__Code that draws figures__:
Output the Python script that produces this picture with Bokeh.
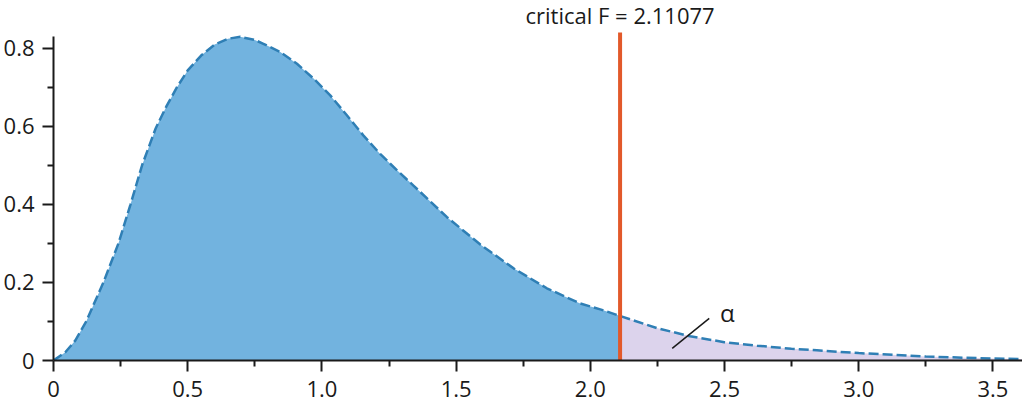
from bokeh.plotting import figure
from bokeh.models import FixedTicker, Range1d
from bokeh.core.properties import value
from bokeh.embed import file_html
from bokeh.resources import INLINE

# F density curve
fx = [0.00, 0.044, 0.081, 0.122, 0.15, 0.186, 0.242, 0.287, 0.33, 0.381, 0.42, 0.46,
      0.50, 0.55, 0.60, 0.65, 0.696, 0.75, 0.782, 0.845, 0.907, 0.969, 1.031, 1.093,
      1.155, 1.217, 1.28, 1.341, 1.466, 1.590, 1.714, 1.838, 1.962, 2.037, 2.11077,
      2.248, 2.372, 2.499, 2.621, 2.749, 2.844, 3.00, 3.25, 3.50, 3.65]
fy = [0.000, 0.021, 0.051, 0.100, 0.144, 0.200, 0.300, 0.400, 0.500, 0.595, 0.650, 0.700,
      0.743, 0.781, 0.809, 0.824, 0.829, 0.821, 0.811, 0.790, 0.760, 0.722, 0.679, 0.628,
      0.576, 0.529, 0.487, 0.448, 0.367, 0.297, 0.236, 0.185, 0.146, 0.131, 0.114,
      0.083, 0.062, 0.047, 0.038, 0.030, 0.026, 0.019, 0.010, 0.005, 0.003]

critical_f = 2.11077
critical_label = "critical F = 2.11077"
alpha_label = "α"

x_major = [0, 0.5, 1.0, 1.5, 2.0, 2.5, 3.0, 3.5]
x_minor = [0.25, 0.75, 1.25, 1.75, 2.25, 2.75, 3.25]
x_labels = {0: "0", 0.5: "0.5", 1: "1.0", 1.5: "1.5", 2: "2.0", 2.5: "2.5", 3: "3.0", 3.5: "3.5"}
y_major = [0, 0.2, 0.4, 0.6, 0.8]
y_minor = [0.1, 0.3, 0.5, 0.7]
y_labels = {0: "0", 0.2: "0.2", 0.4: "0.4", 0.6: "0.6", 0.8: "0.8"}

FONT = "Open Sans"

p = figure(width=1022, height=405, output_backend="svg", toolbar_location=None,
           x_range=Range1d(0, 3.61), y_range=Range1d(0, 0.922),
           min_border_left=53, min_border_right=0, min_border_top=0, min_border_bottom=45)
p.outline_line_color = None
p.xgrid.visible = False
p.ygrid.visible = False
p.background_fill_color = "white"
p.border_fill_color = "white"

left_x = [x for x in fx if x <= critical_f]
left_y = [y for x, y in zip(fx, fy) if x <= critical_f]
right_x = [x for x in fx if x >= critical_f]
right_y = [y for x, y in zip(fx, fy) if x >= critical_f]

p.varea(x=left_x, y1=[0] * len(left_x), y2=left_y, fill_color="#72b3df")
p.varea(x=right_x, y1=[0] * len(right_x), y2=right_y, fill_color="#dcd3ec")
p.line(fx, fy, line_color="#2f7fb5", line_width=2.5, line_dash="10 4")

p.segment(x0=[critical_f], y0=[0], x1=[critical_f], y1=[0.84],
          line_color="#e2592a", line_width=4)
p.text(x=[critical_f], y=[0.884], text=[critical_label], text_font=value(FONT),
       text_font_size="22px", text_align="center", text_baseline="middle",
       text_color="#1a1a1a")

p.segment(x0=[2.443], y0=[0.108], x1=[2.305], y1=[0.031], line_color="#1a1a1a", line_width=1.5)
p.text(x=[2.51], y=[0.122], text=[alpha_label], text_font=value(FONT),
       text_font_size="24px", text_align="center", text_baseline="middle",
       text_color="#1a1a1a")

for ax, major, minor, labels in ((p.xaxis[0], x_major, x_minor, x_labels),
                                 (p.yaxis[0], y_major, y_minor, y_labels)):
    ax.ticker = FixedTicker(ticks=major, minor_ticks=minor)
    ax.major_label_overrides = labels
    ax.axis_line_width = 2
    ax.axis_line_color = "#1a1a1a"
    ax.major_tick_line_color = "#1a1a1a"
    ax.minor_tick_line_color = "#1a1a1a"
    ax.major_tick_line_width = 2
    ax.minor_tick_line_width = 2
    ax.major_tick_in = 0
    ax.minor_tick_in = 0
    ax.major_tick_out = 11
    ax.minor_tick_out = 6
    ax.major_label_text_font = FONT
    ax.major_label_text_font_size = "22px"
    ax.major_label_text_color = "#1a1a1a"

p.yaxis[0].bounds = (0, 0.83)
p.yaxis[0].major_label_standoff = 8
p.xaxis[0].major_label_standoff = 9

open("out.html", "w").write(file_html(p, INLINE))
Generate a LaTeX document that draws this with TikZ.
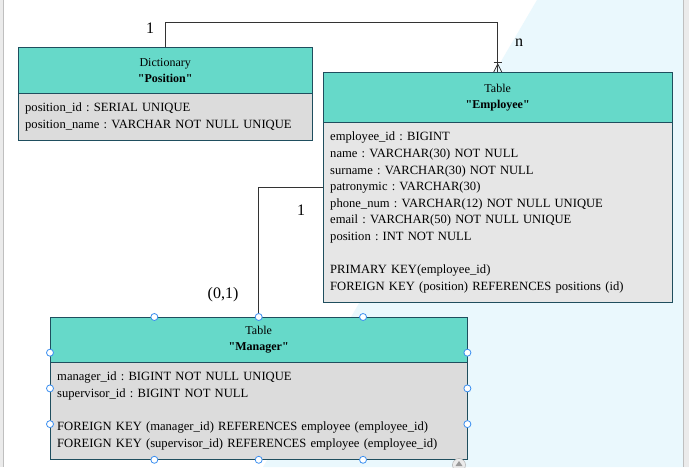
\documentclass[tikz,border=0pt]{standalone}
\usepackage{fontspec}
\setmainfont{Liberation Serif}
\usetikzlibrary{calc}
\definecolor{tabteal}{RGB}{102,217,201}
\definecolor{tabgray}{RGB}{220,220,220}
\definecolor{tablight}{RGB}{230,230,230}
\definecolor{tabedge}{RGB}{31,78,94}
\definecolor{selblue}{RGB}{58,142,240}
\definecolor{skycyan}{RGB}{234,248,253}
\frenchspacing

\begin{document}
\begin{tikzpicture}
  [x=1pt,y=-1pt,
   tabhead/.style={rectangle,draw=tabedge,fill=tabteal,anchor=north west,align=center,inner sep=0pt,font=\fontsize{12}{16}\selectfont},
   tabbody/.style={rectangle,draw=tabedge,anchor=north west,align=left,inner xsep=7pt,inner ysep=0pt,font=\fontsize{12.6}{16.6}\selectfont},
   relline/.style={draw=black!80,line width=0.8pt},
   mult/.style={font=\fontsize{16}{19}\selectfont,inner sep=0pt},
   selhandle/.style={circle,draw=selblue,fill=white,line width=0.8pt,minimum size=7pt,inner sep=0pt}]

  \useasboundingbox (0,0) rectangle (689,467);
  % window background
  \fill[white] (0,0) rectangle (689,467);
  \fill[skycyan] (537,0) -- (263,467) -- (689,467) -- (689,0) -- cycle;
  \fill[black!8] (0,0) rectangle (3,467);
  \draw[black!25] (3,0) -- (3,467);
  \fill[black!8] (683,0) rectangle (689,467);
  \draw[black!25] (683,0) -- (683,467);

  % tables
  \node[tabhead,minimum width=294pt,minimum height=46pt] (dhead) at (18,47) {Dictionary\\\textbf{\textquotedbl Position\textquotedbl}};
  \node[tabbody,fill=tabgray,text width=280pt,minimum height=47pt] (dbody) at (dhead.south west)
    {position\_id : SERIAL UNIQUE\\
     position\_name : VARCHAR NOT NULL UNIQUE};

  \node[tabhead,minimum width=349pt,minimum height=50pt] (ehead) at (323,72) {Table\\\textbf{\textquotedbl Employee\textquotedbl}};
  \node[tabbody,fill=tablight,text width=335pt,minimum height=180pt] (ebody) at (ehead.south west)
    {employee\_id : BIGINT\\
     name : VARCHAR(30) NOT NULL\\
     surname : VARCHAR(30) NOT NULL\\
     patronymic : VARCHAR(30)\\
     phone\_num : VARCHAR(12) NOT NULL UNIQUE\\
     email : VARCHAR(50) NOT NULL UNIQUE\\
     position : INT NOT NULL\\[16.6pt]
     PRIMARY KEY(employee\_id)\\
     FOREIGN KEY (position) REFERENCES positions (id)};

  \node[tabhead,minimum width=417pt,minimum height=45pt] (mhead) at (50,317) {Table\\\textbf{\textquotedbl Manager\textquotedbl}};
  \node[tabbody,fill=tabgray,text width=403pt,minimum height=97pt] (mbody) at (mhead.south west)
    {manager\_id : BIGINT NOT NULL UNIQUE\\
     supervisor\_id : BIGINT NOT NULL\\[16.6pt]
     FOREIGN KEY (manager\_id) REFERENCES employee (employee\_id)\\
     FOREIGN KEY (supervisor\_id) REFERENCES employee (employee\_id)};

  % relations
  \coordinate (elink) at (ebody.west |- 0,187);
  \draw[relline] (dhead.north) -- ++(0,-25) -| (ehead.north);
  \draw[relline] ($(ehead.north)+(-4,-10)$) -- ++(8,0);
  \draw[relline] ($(ehead.north)+(-4,0)$) -- ($(ehead.north)+(0,-8)$) -- ($(ehead.north)+(4,0)$);
  \draw[relline] (elink) -| (mhead.north);

  \node[mult] (m1) at (150,28) {1};
  \node[mult] (mn) at (519,43) {n};
  \node[mult] (m2) at (301,210) {1};
  \node[mult] (m3) at (223,295) {(0,1)};

  % selection handles
  \foreach \f/\i in {0.25/1,0.5/2,0.75/3} {
    \node[selhandle] (ht\i) at ($(mhead.north west)!\f!(mhead.north east)$) {};
    \node[selhandle] (hb\i) at ($(mbody.south west)!\f!(mbody.south east)$) {};
    \node[selhandle] (hl\i) at ($(mhead.north west)!\f!(mbody.south west)$) {};
    \node[selhandle] (hr\i) at ($(mhead.north east)!\f!(mbody.south east)$) {};
  }
  \node[circle,draw=black!35,fill=black!8,minimum size=13pt,inner sep=0pt] (scroll) at (459,465) {};
  \fill[black!40] ($(scroll.center)+(-3.5,1)$) -- ($(scroll.center)+(0,-4)$) -- ($(scroll.center)+(3.5,1)$) -- cycle;
\end{tikzpicture}
\end{document}
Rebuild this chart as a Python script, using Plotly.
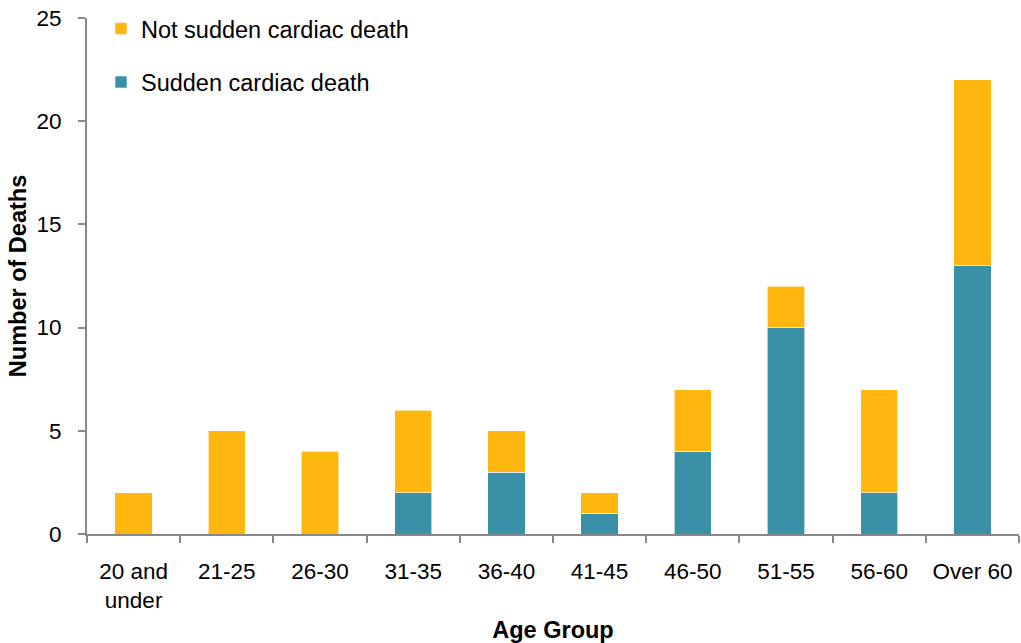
import plotly.graph_objects as go

categories = ["20 and<br>under", "21-25", "26-30", "31-35", "36-40", "41-45",
              "46-50", "51-55", "56-60", "Over 60"]
sudden = [0, 0, 0, 2, 3, 1, 4, 10, 2, 13]
not_sudden = [2, 5, 4, 4, 2, 1, 3, 2, 5, 9]

teal = "#3A91A7"
orange = "#FFB60E"

fig = go.Figure()
fig.add_trace(go.Bar(x=categories, y=sudden, name="Sudden cardiac death",
                     marker=dict(color=teal, line=dict(color="#FFFFFF", width=0.6)),
                     legendgroup="a", legendrank=2))
fig.add_trace(go.Bar(x=categories, y=not_sudden, name="Not sudden cardiac death",
                     marker=dict(color=orange, line=dict(color="#FFFFFF", width=0.6)),
                     legendgroup="b", legendrank=1))

font = "Liberation Sans, Arial, sans-serif"
fs = 23.5
tfs = 22.5
fig.update_layout(
    barmode="stack",
    bargap=0.6,
    width=1021, height=643,
    margin=dict(l=87, r=2, t=18, b=109, autoexpand=False),
    plot_bgcolor="white", paper_bgcolor="white",
    font=dict(family=font, size=fs, color="#000000"),
    legend=dict(x=0.015, y=1.022, xanchor="left", yanchor="top",
                traceorder="grouped", tracegroupgap=20,
                font=dict(size=fs), bgcolor="rgba(0,0,0,0)"),
    xaxis=dict(
        showline=True, linecolor="#888888", linewidth=2,
        ticks="outside", ticklen=7, tickcolor="#888888", tickwidth=2,
        tickson="boundaries", ticklabelstandoff=16, tickangle=0,
        tickfont=dict(size=tfs), automargin=False,
        title=dict(text="<b>Age Group</b>", font=dict(size=fs), standoff=10),
    ),
    yaxis=dict(
        range=[0, 25], dtick=5,
        showline=True, linecolor="#888888", linewidth=2,
        ticks="outside", ticklen=7, tickcolor="#888888", tickwidth=2,
        showgrid=False, zeroline=False, automargin=False,
        ticklabelstandoff=12,
        tickfont=dict(size=tfs),
        title=dict(text="<b>Number of Deaths</b>", font=dict(size=fs), standoff=3),
    ),
)

fig.write_html("out.html", config={"displayModeBar": False},
               post_script="document.body.style.margin='0';document.body.style.overflow='hidden';")
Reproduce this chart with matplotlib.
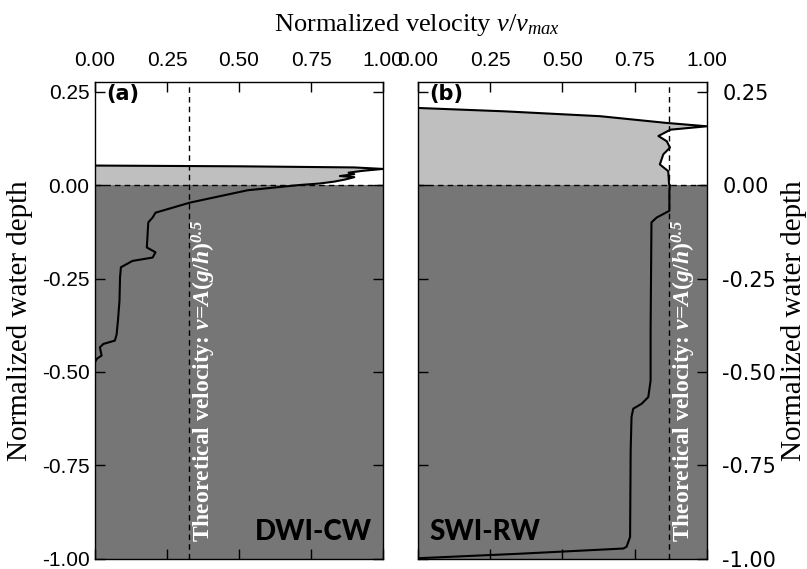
import numpy as np
import matplotlib
matplotlib.use("Agg")
import matplotlib.pyplot as plt

plt.rcParams['axes.unicode_minus'] = False
plt.rcParams['mathtext.fontset'] = 'custom'
plt.rcParams['mathtext.rm'] = 'Liberation Serif'
plt.rcParams['mathtext.it'] = 'Liberation Serif:italic'
plt.rcParams['mathtext.bf'] = 'Liberation Serif:bold'
plt.rcParams['mathtext.bfit'] = 'Liberation Serif:italic:bold'

# 패널 (a) DWI-CW : 정규화 속도 / 정규화 수심
va = [0.00, 0.50, 0.90, 1.00, 0.93, 0.88, 0.90, 0.85, 0.90, 0.87, 0.83, 0.78, 0.71,
      0.53, 0.33, 0.21, 0.20, 0.185, 0.18, 0.21, 0.20, 0.13, 0.09, 0.087, 0.085,
      0.08, 0.075, 0.069, 0.029, 0.017, 0.023, 0.006, 0.00]
da = [0.052, 0.050, 0.047, 0.043, 0.038, 0.033, 0.029, 0.024, 0.021, 0.015, 0.009, 0.004, 0.0,
      -0.014, -0.047, -0.074, -0.087, -0.10, -0.167, -0.18, -0.194, -0.203, -0.22, -0.247, -0.31,
      -0.36, -0.40, -0.416, -0.425, -0.434, -0.456, -0.465, -0.474]

# 패널 (b) SWI-RW
vb = [0.00, 0.30, 0.63, 0.86, 1.00, 0.874, 0.832, 0.861, 0.872, 0.849, 0.837, 0.866, 0.869,
      0.872, 0.87, 0.87, 0.826, 0.808, 0.805, 0.805, 0.797, 0.774, 0.745, 0.739, 0.736,
      0.734, 0.722, 0.711, 0.35, 0.00]
db = [0.206, 0.197, 0.184, 0.166, 0.157, 0.148, 0.131, 0.117, 0.10, 0.082, 0.055, 0.037, 0.002,
      0.0, -0.016, -0.069, -0.087, -0.10, -0.39, -0.523, -0.567, -0.585, -0.598, -0.62, -0.709,
      -0.941, -0.967, -0.972, -0.986, -0.998]

theory = [0.327, 0.87]   # 이론 속도 v=A(g/h)^0.5
names = ['DWI-CW', 'SWI-RW']
tags = ['(a)', '(b)']
ticks_x = [0.0, 0.25, 0.5, 0.75, 1.0]
ticks_y = [0.25, 0.0, -0.25, -0.5, -0.75, -1.0]

dark = '#767676'
light = '#bfbfbf'

fig = plt.figure(figsize=(8.07, 5.69), dpi=100)
ax1 = fig.add_axes([0.1177, 0.0176, 0.357, 0.838])
ax2 = fig.add_axes([0.518, 0.0176, 0.358, 0.838])

for i, (ax, v, d) in enumerate([(ax1, va, da), (ax2, vb, db)]):
    v = np.array(v)
    d = np.array(d)
    ax.set_xlim(0, 1)
    ax.set_ylim(-1, 0.275)
    # 수면 아래는 진한 회색
    ax.axhspan(-1, 0, color=dark, lw=0, zorder=0)
    # 수면 위 흐름은 연한 회색
    up = d >= 0
    ax.fill(np.r_[v[up], 0], np.r_[d[up], 0], color=light, lw=0, zorder=1)
    ax.plot(v, d, color='black', lw=1.5, zorder=3)
    ax.axhline(0, color='black', lw=1, ls=(0, (4, 3)), zorder=2)
    ax.axvline(theory[i], color='black', lw=1, ls=(0, (4, 3)), zorder=2)

    ax.text(theory[i] + 0.05, -0.955,
            r'Theoretical velocity: $\mathbfit{v}$=$\mathbfit{A}$($\mathbfit{g}$/$\mathbfit{h}$)$^{\mathbfit{0.5}}$',
            rotation=90, color='white', fontsize=17, fontweight='bold',
            family='Liberation Serif', ha='center', va='bottom', zorder=4)
    ax.text(0.04, 0.27, tags[i], fontsize=15, fontweight='bold', family='DejaVu Sans',
            ha='left', va='top', zorder=4)
    if i == 0:
        ax.text(0.96, -0.95, names[i], fontsize=20, fontweight='black', family='Lato',
                ha='right', va='baseline', zorder=4)
    else:
        ax.text(0.04, -0.95, names[i], fontsize=20, fontweight='black', family='Lato',
                ha='left', va='baseline', zorder=4)

    ax.set_xticks(ticks_x)
    ax.set_yticks(ticks_y)
    ax.set_xticklabels(['%.2f' % t for t in ticks_x])
    ax.set_yticklabels(['%.2f' % t for t in ticks_y])
    ax.tick_params(direction='in', length=7, width=1, top=True, bottom=True,
                   left=True, right=True, labeltop=True, labelbottom=False,
                   labelsize=15, pad=4)
    ax.tick_params(axis='x', pad=8.5)
    for lab in ax.get_xticklabels() + ax.get_yticklabels():
        lab.set_family('Liberation Sans')
    for s in ax.spines.values():
        s.set_linewidth(1)
        s.set_zorder(5)
    ax.set_ylabel('Normalized water depth', fontsize=21, family='Liberation Serif')

ax1.tick_params(labelleft=True, labelright=False)
ax2.tick_params(labelleft=False, labelright=True)
ax2.tick_params(axis='y', pad=11)
ax2.yaxis.set_label_position('right')
ax1.yaxis.set_label_coords(-0.215, 0.5)
ax2.yaxis.set_label_coords(1.255, 0.5)

fig.text(0.517, 0.956, r'Normalized velocity $v/v_{max}$', fontsize=19,
         family='Liberation Serif', ha='center', va='center')

fig.savefig('out.png', dpi=100)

__What to do__:
Copy exactly the material above from the line with "Rebuild this chart" to the line with "import plotly.graph_objects as go", ends included, and nothing else. Leave out any picture.

__Answer to the exercise__:
Rebuild this chart as a Python script, using Plotly.
import plotly.graph_objects as go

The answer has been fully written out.